We have let marketers sell us quite the bill of goods.  We have decided to sacrifice quality for "convenience".  I put convenience in quotation marks for a reason.  As a HUGE fan of my smarter-than-me phone, I love being able to check my emails on breaks at work.  I love being able to make phone calls from my car (hands-free of course, and always paying attention to the road).  I love being able to take a picture and immediately send it to my friends and my "friends" world-wide.  But I lived without all of these things just a few years ago.  My life will not end if I don't check my emails until I get home at night.  I do have the weekend for calling my family in far-off and exotic locations like Miami and Pittsburgh.  And I am not convinced that the world is any better for seeing a photograph of my front yard with snow in it.

Sure, my phone is fun.  Sure, there are times when it makes life easier.  But is it any better when I have conversations that sound like this:  "What?.....Wait, I didn't hear that last bit.....You're breaking up.......Crap, we're heading into a tunnel, so if I lose you I'll call you back on the other side."  Really?  That is considered convenience?  And no, this is not because of my carrier.  I have had two, and the problems are real, regardless of who provides your cell phone service.  Admit it, your cell phone's reception is not as good as that of your land line.  Or at least your pre-VOIP land-line.

And we have accepted the premise that the convenience of frozen food, boxed meals, deli food, fast-food and most restaurant food is the most important factor in choosing our meals.  So what if the food isn't really made the way we like it?  So what if it is five to twenty times more expensive than the cost of making the identical meal at home?  So what if it isn't the healthiest choice available?  We believe that we are busy busy people with too much to do and too little time to do it.  Something has to give, and it sure isn't going to be our favorite TV shows, or our busy after school schedules, or our time on Facebook.  And besides, we are tired, and we worked hard all day, so the last thing we want to do is cook when we get home.  So is it Taco Bell or Applebee's or Papa Murphy's, or Stouffers tonight?
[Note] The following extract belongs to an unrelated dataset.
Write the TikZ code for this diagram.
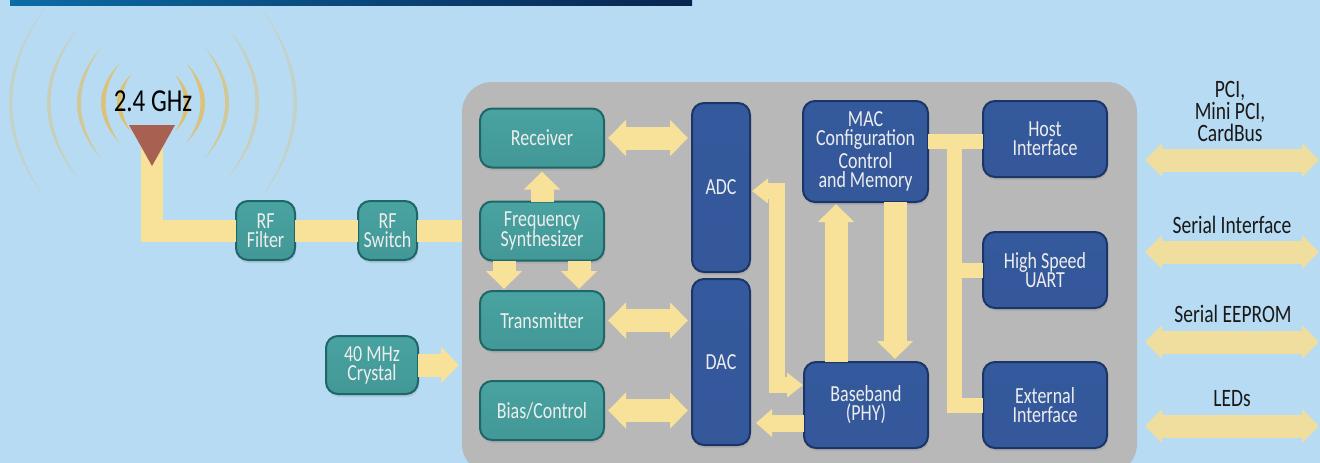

I don't consider myself a Luddite.  I like my technology just fine.  I don't understand it.  I still have to call my son for "tech support"  But I am not advocating throwing out our cell phones and other technology.

And I am not saying that we should stay home and be housewives or househusbands simply to provide cooked meals for our families.

But I am saying that we have bought the marketing hook line, and sinker. 

We don't even think about what we do anymore.  We have become brainwashed into thinking that "convenience" is about being available to anyone and everyone, and having anyone and everything at our fingertips, 24/7.  We believe that we are too busy to be bothered with cooking and that processed and pre-packaged foods taste good enough.  (I will always contend that Mom's spaghetti sauce beats the pants off of Olive Garden any day, and anyone's grilled burgers taste better than Burger King's flame broiled and microwaved burgers)

No, I am not arguing for getting rid of all of this, or even any of it.  I am simply asking us all to think about what we are doing.  To consider our choices.  And then to really make a choice and not allow some really clever marketer to lead us around by our ears, our bellies, and our egos.